Stated problem:
Pictures in the data should be dropped; transcribe exactly the lines from the one that has "Give me the D3.js source for this chart." through the one that has "plot.bottom - plot.top);".

Supplied data:

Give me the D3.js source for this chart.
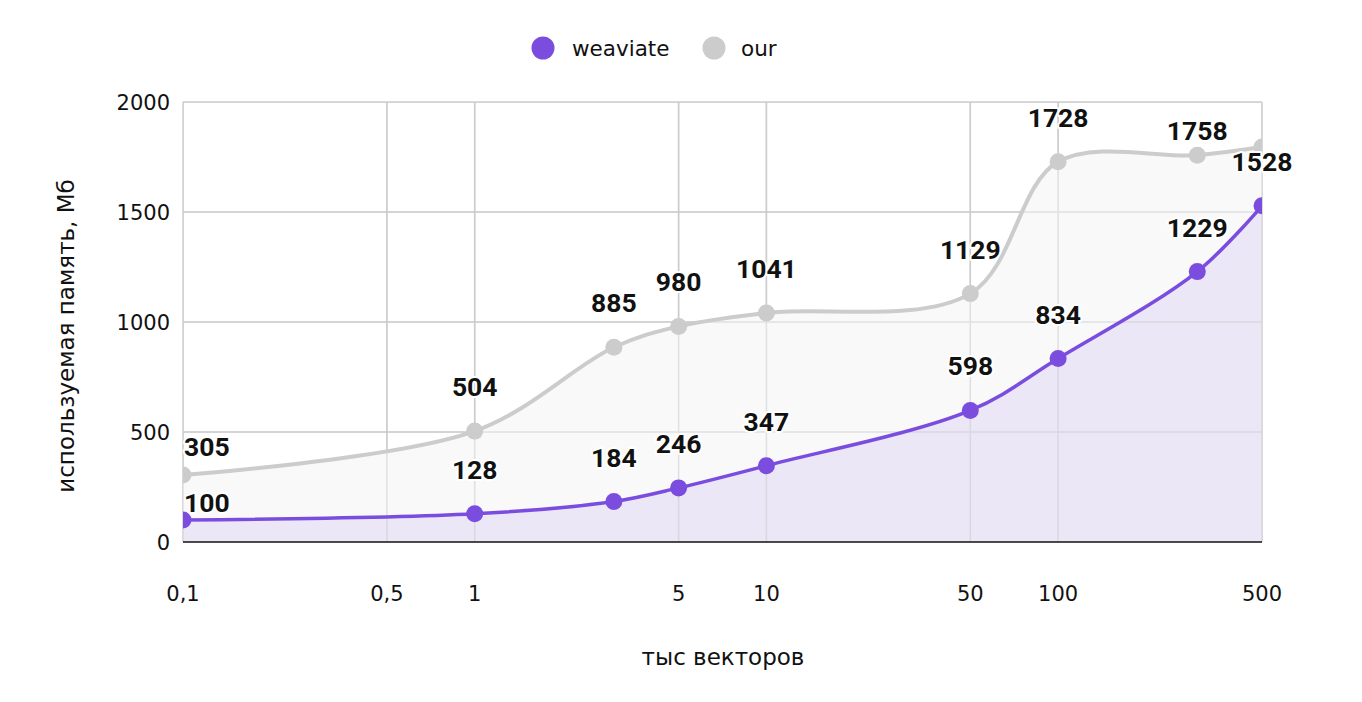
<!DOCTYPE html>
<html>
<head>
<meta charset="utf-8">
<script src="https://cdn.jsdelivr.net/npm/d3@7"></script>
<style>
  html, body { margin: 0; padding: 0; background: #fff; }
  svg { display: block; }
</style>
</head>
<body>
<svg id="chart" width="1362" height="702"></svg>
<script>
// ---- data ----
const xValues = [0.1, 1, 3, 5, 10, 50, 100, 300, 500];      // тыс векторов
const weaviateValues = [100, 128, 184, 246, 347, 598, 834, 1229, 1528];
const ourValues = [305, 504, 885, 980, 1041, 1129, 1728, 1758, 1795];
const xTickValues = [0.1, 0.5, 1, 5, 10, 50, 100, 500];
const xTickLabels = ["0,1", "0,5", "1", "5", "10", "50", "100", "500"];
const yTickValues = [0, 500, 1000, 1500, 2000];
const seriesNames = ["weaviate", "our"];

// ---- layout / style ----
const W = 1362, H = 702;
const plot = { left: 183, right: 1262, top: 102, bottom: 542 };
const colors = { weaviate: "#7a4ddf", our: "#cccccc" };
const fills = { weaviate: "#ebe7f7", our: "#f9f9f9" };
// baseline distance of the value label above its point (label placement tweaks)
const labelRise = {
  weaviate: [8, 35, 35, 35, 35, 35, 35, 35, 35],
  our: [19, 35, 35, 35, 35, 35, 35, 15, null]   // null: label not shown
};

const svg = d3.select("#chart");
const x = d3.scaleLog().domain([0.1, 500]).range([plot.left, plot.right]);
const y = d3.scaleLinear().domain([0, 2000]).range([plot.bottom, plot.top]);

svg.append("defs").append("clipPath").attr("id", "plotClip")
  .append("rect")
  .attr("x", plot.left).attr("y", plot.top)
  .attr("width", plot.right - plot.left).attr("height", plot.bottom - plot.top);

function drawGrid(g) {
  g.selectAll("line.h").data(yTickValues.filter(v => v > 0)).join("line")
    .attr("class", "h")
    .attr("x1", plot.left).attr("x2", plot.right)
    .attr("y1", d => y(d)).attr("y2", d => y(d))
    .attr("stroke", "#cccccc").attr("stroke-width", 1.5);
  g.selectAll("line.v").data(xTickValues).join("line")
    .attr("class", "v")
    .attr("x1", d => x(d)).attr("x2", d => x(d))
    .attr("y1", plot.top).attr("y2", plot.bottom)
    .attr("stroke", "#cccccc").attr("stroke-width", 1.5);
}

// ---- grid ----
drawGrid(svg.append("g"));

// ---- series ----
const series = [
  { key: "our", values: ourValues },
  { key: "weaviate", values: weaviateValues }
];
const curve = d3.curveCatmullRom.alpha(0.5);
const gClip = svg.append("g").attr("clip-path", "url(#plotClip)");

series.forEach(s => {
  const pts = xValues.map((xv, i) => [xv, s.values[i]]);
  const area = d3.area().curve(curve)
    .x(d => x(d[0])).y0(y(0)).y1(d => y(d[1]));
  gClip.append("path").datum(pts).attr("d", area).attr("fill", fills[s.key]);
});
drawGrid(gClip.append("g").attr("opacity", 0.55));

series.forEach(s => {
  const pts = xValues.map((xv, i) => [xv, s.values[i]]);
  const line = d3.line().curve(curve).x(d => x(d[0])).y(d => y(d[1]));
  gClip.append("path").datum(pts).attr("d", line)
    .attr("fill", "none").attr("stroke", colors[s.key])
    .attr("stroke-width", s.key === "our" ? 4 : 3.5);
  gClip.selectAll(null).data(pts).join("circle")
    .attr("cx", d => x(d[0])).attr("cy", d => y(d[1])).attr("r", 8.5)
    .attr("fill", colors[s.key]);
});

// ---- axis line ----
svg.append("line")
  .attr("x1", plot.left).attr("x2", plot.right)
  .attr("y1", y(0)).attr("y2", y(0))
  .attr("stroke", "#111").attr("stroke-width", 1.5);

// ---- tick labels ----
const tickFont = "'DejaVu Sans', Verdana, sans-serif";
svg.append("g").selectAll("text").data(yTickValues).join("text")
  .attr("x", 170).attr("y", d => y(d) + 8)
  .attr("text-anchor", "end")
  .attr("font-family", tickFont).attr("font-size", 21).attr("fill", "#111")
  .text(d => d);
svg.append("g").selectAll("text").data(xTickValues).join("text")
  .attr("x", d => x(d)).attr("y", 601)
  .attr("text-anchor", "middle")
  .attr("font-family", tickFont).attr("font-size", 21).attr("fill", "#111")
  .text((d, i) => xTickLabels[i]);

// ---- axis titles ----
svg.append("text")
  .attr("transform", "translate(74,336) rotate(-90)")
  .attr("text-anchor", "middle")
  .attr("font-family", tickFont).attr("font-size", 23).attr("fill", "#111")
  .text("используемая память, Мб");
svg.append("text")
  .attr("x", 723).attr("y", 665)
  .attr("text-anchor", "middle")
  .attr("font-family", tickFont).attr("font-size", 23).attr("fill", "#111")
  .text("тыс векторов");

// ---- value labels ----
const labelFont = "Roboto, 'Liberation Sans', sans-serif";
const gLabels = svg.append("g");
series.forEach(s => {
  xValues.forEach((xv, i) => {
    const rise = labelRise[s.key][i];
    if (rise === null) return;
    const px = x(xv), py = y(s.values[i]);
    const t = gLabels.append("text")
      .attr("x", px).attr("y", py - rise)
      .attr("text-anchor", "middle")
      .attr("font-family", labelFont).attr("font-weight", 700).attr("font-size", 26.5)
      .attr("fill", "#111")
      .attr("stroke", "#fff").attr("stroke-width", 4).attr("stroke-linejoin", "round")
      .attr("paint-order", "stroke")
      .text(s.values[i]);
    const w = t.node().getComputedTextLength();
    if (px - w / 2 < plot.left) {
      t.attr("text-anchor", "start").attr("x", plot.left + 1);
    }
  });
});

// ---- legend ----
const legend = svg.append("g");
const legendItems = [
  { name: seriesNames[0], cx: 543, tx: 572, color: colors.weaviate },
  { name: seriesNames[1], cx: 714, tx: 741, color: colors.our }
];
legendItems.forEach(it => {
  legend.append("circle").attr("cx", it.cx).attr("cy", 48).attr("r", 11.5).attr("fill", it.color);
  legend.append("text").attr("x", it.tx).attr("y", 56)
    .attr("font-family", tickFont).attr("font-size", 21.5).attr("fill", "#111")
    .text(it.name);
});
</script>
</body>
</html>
---
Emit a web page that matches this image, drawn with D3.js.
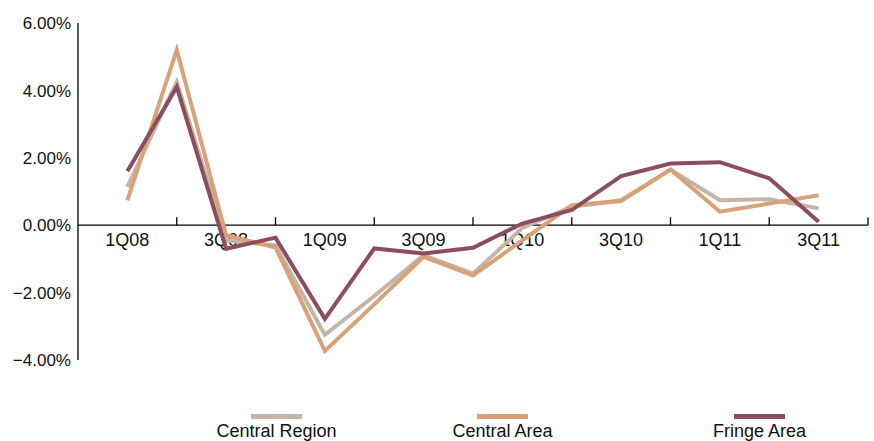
...
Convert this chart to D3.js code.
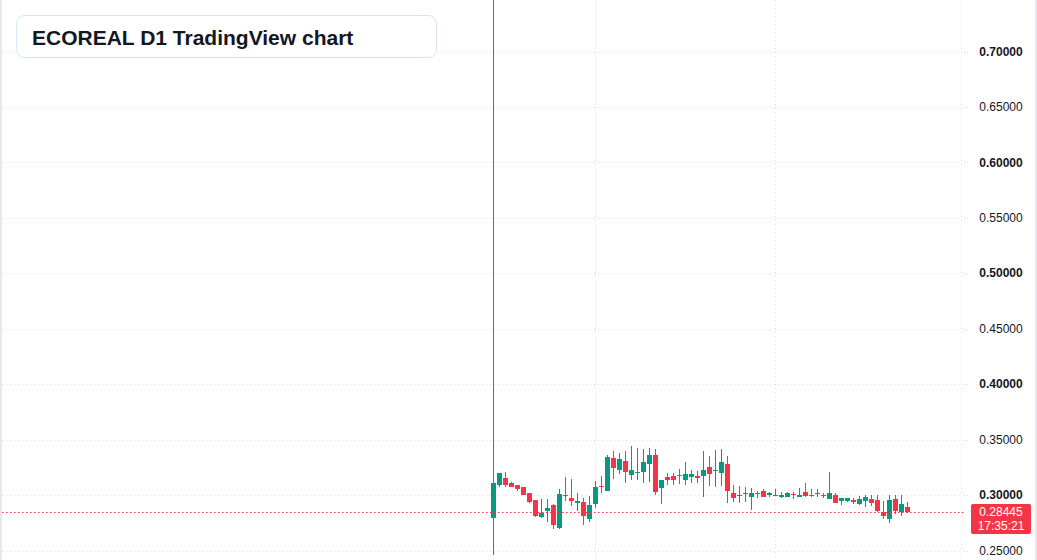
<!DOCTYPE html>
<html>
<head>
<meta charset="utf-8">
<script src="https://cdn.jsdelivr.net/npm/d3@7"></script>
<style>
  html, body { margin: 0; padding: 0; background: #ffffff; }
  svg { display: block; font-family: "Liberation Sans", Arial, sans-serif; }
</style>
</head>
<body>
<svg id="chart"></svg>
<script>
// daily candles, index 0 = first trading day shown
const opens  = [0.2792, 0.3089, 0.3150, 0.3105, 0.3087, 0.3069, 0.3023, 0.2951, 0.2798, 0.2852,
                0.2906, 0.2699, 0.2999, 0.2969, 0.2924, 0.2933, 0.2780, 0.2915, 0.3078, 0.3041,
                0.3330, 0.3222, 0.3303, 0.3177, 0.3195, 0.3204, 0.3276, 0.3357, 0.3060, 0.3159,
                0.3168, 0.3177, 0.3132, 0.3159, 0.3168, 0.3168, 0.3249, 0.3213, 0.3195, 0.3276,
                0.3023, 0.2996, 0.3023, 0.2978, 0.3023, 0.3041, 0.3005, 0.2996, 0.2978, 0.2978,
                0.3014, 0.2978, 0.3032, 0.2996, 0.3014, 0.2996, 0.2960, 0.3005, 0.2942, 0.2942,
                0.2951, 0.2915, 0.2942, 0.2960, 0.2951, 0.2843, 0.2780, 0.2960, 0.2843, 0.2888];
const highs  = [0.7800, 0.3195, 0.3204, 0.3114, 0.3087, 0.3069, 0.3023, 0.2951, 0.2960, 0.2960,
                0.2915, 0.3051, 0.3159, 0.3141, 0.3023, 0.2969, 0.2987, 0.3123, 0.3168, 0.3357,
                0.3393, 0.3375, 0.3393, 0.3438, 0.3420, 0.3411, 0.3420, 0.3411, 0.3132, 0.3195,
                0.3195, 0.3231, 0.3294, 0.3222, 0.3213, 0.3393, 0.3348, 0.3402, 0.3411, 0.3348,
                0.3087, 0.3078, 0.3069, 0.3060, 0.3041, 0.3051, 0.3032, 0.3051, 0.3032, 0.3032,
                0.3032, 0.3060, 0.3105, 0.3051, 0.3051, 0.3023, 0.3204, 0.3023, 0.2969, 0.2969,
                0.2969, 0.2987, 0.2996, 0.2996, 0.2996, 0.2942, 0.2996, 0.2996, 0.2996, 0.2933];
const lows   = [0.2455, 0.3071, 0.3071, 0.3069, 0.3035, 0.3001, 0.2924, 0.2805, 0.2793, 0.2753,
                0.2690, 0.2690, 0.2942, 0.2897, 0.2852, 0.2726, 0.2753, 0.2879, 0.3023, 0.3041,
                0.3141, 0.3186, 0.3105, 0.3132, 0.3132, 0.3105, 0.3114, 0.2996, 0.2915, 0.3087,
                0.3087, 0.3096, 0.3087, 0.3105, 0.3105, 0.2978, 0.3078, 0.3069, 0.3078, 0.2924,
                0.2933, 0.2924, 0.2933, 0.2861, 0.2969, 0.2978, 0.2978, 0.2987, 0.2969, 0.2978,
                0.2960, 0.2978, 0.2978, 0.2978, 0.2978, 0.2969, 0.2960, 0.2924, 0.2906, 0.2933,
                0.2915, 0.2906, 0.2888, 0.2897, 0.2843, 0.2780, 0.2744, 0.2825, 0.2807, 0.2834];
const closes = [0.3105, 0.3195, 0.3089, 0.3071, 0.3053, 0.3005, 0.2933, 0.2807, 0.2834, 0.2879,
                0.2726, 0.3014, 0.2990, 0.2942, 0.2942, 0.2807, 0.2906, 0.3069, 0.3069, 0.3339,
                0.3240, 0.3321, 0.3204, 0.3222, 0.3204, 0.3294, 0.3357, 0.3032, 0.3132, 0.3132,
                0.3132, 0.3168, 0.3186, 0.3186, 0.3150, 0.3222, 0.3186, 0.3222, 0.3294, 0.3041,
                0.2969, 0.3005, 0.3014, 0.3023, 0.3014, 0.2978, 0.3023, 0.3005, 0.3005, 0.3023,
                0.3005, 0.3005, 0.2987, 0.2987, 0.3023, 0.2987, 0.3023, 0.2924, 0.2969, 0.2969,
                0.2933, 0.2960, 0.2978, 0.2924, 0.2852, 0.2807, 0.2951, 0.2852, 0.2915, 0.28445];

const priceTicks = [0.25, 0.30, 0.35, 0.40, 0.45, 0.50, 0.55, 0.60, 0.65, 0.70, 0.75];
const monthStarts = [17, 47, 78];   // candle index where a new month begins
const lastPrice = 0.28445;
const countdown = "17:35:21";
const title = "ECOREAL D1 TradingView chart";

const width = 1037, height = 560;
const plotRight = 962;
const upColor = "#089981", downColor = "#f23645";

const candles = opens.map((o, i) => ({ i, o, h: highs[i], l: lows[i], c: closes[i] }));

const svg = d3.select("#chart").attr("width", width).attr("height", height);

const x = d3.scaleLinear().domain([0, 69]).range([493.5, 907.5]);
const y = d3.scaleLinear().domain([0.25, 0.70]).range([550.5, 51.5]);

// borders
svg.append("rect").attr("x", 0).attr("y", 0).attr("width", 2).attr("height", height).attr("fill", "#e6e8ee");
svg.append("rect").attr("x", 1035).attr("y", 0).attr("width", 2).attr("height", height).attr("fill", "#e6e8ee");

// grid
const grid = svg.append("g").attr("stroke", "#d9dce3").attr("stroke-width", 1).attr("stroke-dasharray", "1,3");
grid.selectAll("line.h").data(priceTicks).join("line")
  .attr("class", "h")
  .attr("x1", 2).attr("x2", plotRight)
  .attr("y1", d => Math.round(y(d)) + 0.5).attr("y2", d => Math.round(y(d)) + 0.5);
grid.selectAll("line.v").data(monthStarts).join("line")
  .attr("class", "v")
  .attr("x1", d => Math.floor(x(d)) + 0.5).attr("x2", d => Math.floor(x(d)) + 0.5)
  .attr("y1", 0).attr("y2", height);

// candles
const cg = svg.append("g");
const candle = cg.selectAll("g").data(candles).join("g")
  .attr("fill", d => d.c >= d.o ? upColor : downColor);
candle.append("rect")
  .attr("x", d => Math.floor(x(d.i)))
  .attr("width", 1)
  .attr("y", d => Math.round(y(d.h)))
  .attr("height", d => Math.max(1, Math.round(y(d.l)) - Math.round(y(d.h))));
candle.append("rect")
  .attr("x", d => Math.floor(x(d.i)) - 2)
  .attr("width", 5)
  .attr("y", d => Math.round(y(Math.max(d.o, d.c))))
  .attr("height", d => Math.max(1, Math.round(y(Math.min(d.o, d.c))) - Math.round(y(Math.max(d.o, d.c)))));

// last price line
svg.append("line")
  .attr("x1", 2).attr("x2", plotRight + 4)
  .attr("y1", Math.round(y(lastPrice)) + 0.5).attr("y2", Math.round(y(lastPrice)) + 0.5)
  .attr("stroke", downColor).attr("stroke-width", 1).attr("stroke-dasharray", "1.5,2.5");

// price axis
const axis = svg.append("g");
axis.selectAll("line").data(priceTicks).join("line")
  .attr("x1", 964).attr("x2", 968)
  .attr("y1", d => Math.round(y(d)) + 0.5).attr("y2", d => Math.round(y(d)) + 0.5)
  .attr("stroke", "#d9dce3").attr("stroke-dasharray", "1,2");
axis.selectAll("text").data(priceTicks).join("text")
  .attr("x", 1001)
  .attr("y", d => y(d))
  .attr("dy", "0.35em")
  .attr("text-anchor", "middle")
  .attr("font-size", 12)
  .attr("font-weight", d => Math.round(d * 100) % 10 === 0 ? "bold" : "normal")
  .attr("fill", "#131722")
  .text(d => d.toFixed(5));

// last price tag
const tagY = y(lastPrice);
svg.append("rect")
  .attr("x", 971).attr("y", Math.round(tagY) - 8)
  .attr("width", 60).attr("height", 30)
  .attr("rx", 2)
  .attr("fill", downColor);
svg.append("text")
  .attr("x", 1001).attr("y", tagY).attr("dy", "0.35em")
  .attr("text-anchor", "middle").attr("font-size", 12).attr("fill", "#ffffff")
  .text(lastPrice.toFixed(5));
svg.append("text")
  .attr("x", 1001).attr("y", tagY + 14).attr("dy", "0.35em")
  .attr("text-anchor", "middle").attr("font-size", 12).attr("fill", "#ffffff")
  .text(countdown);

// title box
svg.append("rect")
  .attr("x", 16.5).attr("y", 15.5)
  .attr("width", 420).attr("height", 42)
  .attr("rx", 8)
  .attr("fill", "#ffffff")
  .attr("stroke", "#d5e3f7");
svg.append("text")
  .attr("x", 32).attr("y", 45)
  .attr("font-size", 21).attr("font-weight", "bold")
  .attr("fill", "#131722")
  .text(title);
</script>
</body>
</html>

Completed task:
Give me the D3.js source for this chart.
<!DOCTYPE html>
<html>
<head>
<meta charset="utf-8">
<script src="https://cdn.jsdelivr.net/npm/d3@7"></script>
<style>
  html, body { margin: 0; padding: 0; background: #fff; }
  svg { display: block; }
</style>
</head>
<body>
<svg id="chart" width="1362" height="702"></svg>
<script>
// ---- data ----
const xValues = [0.1, 1, 3, 5, 10, 50, 100, 300, 500];      // тыс векторов
const weaviateValues = [100, 128, 184, 246, 347, 598, 834, 1229, 1528];
const ourValues = [305, 504, 885, 980, 1041, 1129, 1728, 1758, 1795];
const xTickValues = [0.1, 0.5, 1, 5, 10, 50, 100, 500];
const xTickLabels = ["0,1", "0,5", "1", "5", "10", "50", "100", "500"];
const yTickValues = [0, 500, 1000, 1500, 2000];
const seriesNames = ["weaviate", "our"];

// ---- layout / style ----
const W = 1362, H = 702;
const plot = { left: 183, right: 1262, top: 102, bottom: 542 };
const colors = { weaviate: "#7a4ddf", our: "#cccccc" };
const fills = { weaviate: "#ebe7f7", our: "#f9f9f9" };
// baseline distance of the value label above its point (label placement tweaks)
const labelRise = {
  weaviate: [8, 35, 35, 35, 35, 35, 35, 35, 35],
  our: [19, 35, 35, 35, 35, 35, 35, 15, null]   // null: label not shown
};

const svg = d3.select("#chart");
const x = d3.scaleLog().domain([0.1, 500]).range([plot.left, plot.right]);
const y = d3.scaleLinear().domain([0, 2000]).range([plot.bottom, plot.top]);

svg.append("defs").append("clipPath").attr("id", "plotClip")
  .append("rect")
  .attr("x", plot.left).attr("y", plot.top)
  .attr("width", plot.right - plot.left).attr("height", plot.bottom - plot.top);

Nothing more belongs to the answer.